The USAF is looking to make use of the Falcon Heavy to launch its Space Test Program 2 mission (STP-2), reports Bloomberg. The launch in June will actually happen before the military certifies the massive SpaceX rocket because the mission is reportedly only experimental.

If the Falcon Heavy is to be used for national security missions, it will still need to complete all of the validation processes that the government has in place for its satellite launches. The June launch will not only take the USAF satellite into orbit, but it will also be the first mission to demonstrate the Falcon Heavy's capabilities, including launching several satellites at once. The USAF will be the first paying customer to use the service along with Arabsat, Inmarsat and Viasat, which will also be making use of the extra room aboard the Heavy.

Spacex is expecting this year and 2019 to be a rather busy one. There are over 30 launches scheduled for 2018 alone. While most of them will be using the Falcon 9, the June USAF launch may not be the only Heavy launch.

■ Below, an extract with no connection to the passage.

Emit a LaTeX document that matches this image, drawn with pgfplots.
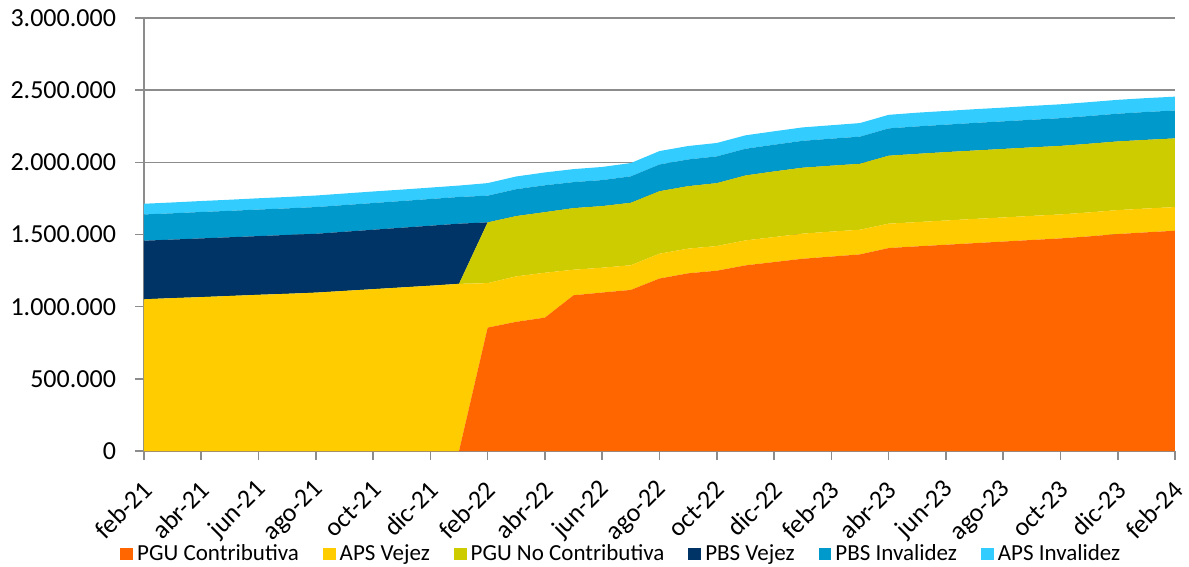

SpaceX has been busy building rocket engines in anticipation of increased demand. A report by Next Big Future points out that at the current rate of production, the company has the capacity to make over 100 Falcon Heavy launches by 2020.

Elon Musk's company is reported to be building five engines per week and the factory's capacity can be expanded to about eight per week, about 400 engines a year. Every Falcon 9 rocket has 10 engines, nine for the first stage and one for the second stage. The Heavy has 28 engines: three Falcon 9 size boosters and one second stage engine.

SpaceX recovers all the boosters and only the single second stage engines do not get reused. With a third drone ship on the way to support Heavy launches, the company is gearing up for hectic activity in the coming year.